Assess and check in the light she will be seen and photographed in, and match to what the dress exposes (neck, chest, decolletage), never the face in isolation.

Attention reset

Swatch comparison. Show real complexion swatches. "Which is closest?" then "why?" Demonstrate: correct depth / wrong undertone; slightly wrong depth / better pigment balance; the closest disappearing match. Give the vocabulary after they have compared.

Key terms
Hue / value / chroma
Which colour it is, how light or dark it is, and how intense or muted it is.
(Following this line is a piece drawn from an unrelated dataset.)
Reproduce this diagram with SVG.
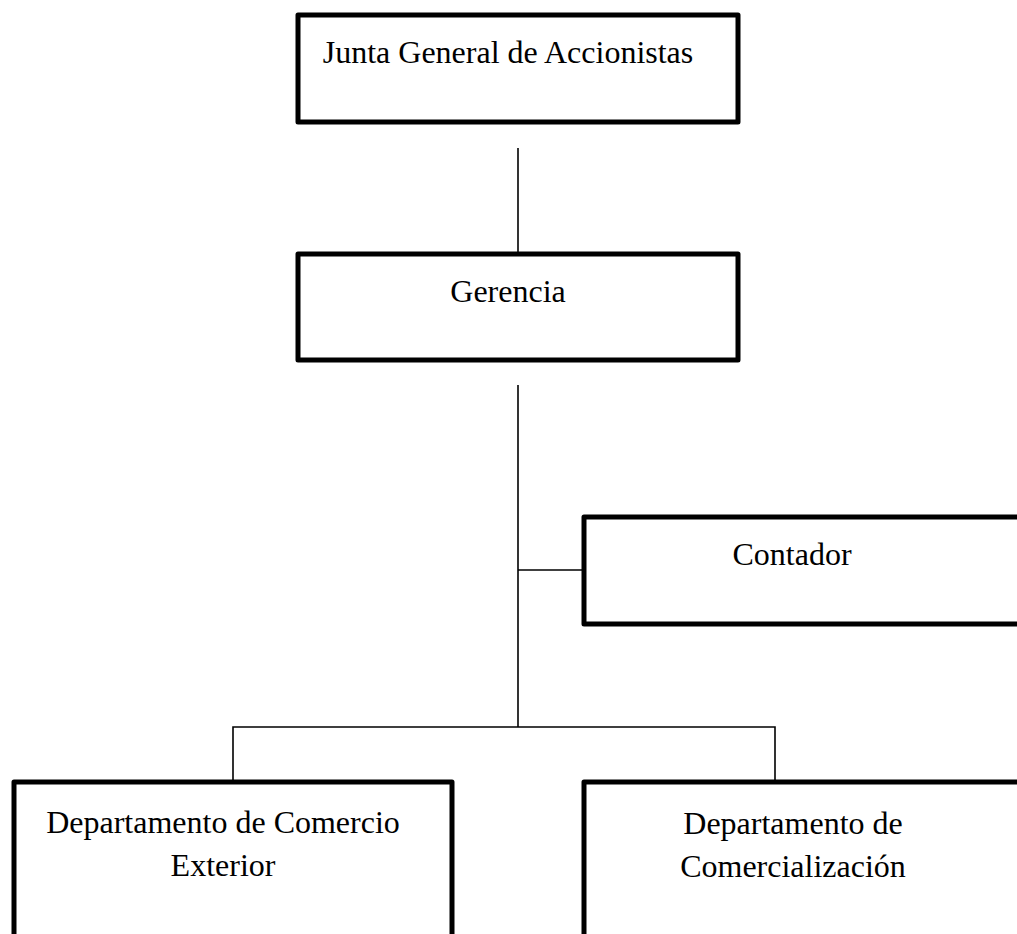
<svg xmlns="http://www.w3.org/2000/svg" width="1017" height="934" viewBox="0 0 1017 934">
<style>
.box{fill:#fff;stroke:#000;stroke-width:5;stroke-linejoin:round}
.ln{stroke:#000;stroke-width:1.6;fill:none}
text{font-family:"Liberation Serif","Times New Roman",serif;font-size:32px;fill:#000;text-anchor:middle}
</style>
<rect width="1017" height="934" fill="#fff"/>
<g id="connectors">
<line class="ln" x1="518" y1="148" x2="518" y2="252"/>
<line class="ln" x1="518" y1="385" x2="518" y2="727"/>
<line class="ln" x1="518" y1="570" x2="583" y2="570"/>
<polyline class="ln" points="233,781 233,727 775,727 775,781"/>
</g>
<g id="junta">
<rect class="box" x="298" y="15" width="440" height="107"/>
<text x="508" y="63">Junta General de Accionistas</text>
</g>
<g id="gerencia">
<rect class="box" x="298" y="254" width="440" height="106"/>
<text x="508" y="302">Gerencia</text>
</g>
<g id="contador">
<path class="box" d="M1030,517 H584 V624 H1030"/>
<text x="792" y="565">Contador</text>
</g>
<g id="comercio-exterior">
<path class="box" d="M14,950 V782 H452 V950"/>
<text x="223" y="833">Departamento de Comercio</text>
<text x="223" y="876">Exterior</text>
</g>
<g id="comercializacion">
<path class="box" d="M584,950 V782 H1030"/>
<text x="793" y="834">Departamento de</text>
<text x="793" y="877">Comercialización</text>
</g>
</svg>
The three properties that describe any colour.
Depth
How light or dark the skin is, read separately from undertone.
Undertone
The underlying warm, cool or neutral cast of the skin, distinct from surface tone.
Surface tone
The visible colour on the surface (such as redness), which can differ from the true undertone.
Dry-down vs colour shift
Dry-down is the formula settling as it forms a film; colour shift (oxidation) is a change in colour after application. Let the swatch settle before deciding.

You swatch a foundation along the jaw and it looks slightly off a minute after application. What is the professional call?

Correct. Not every post-application change is oxidation. Let the swatch settle, then decide, and match to the exposed skin, not the face alone.
Re-read the correction: separate dry-down from colour shift, and allow the swatch to settle before the final decision.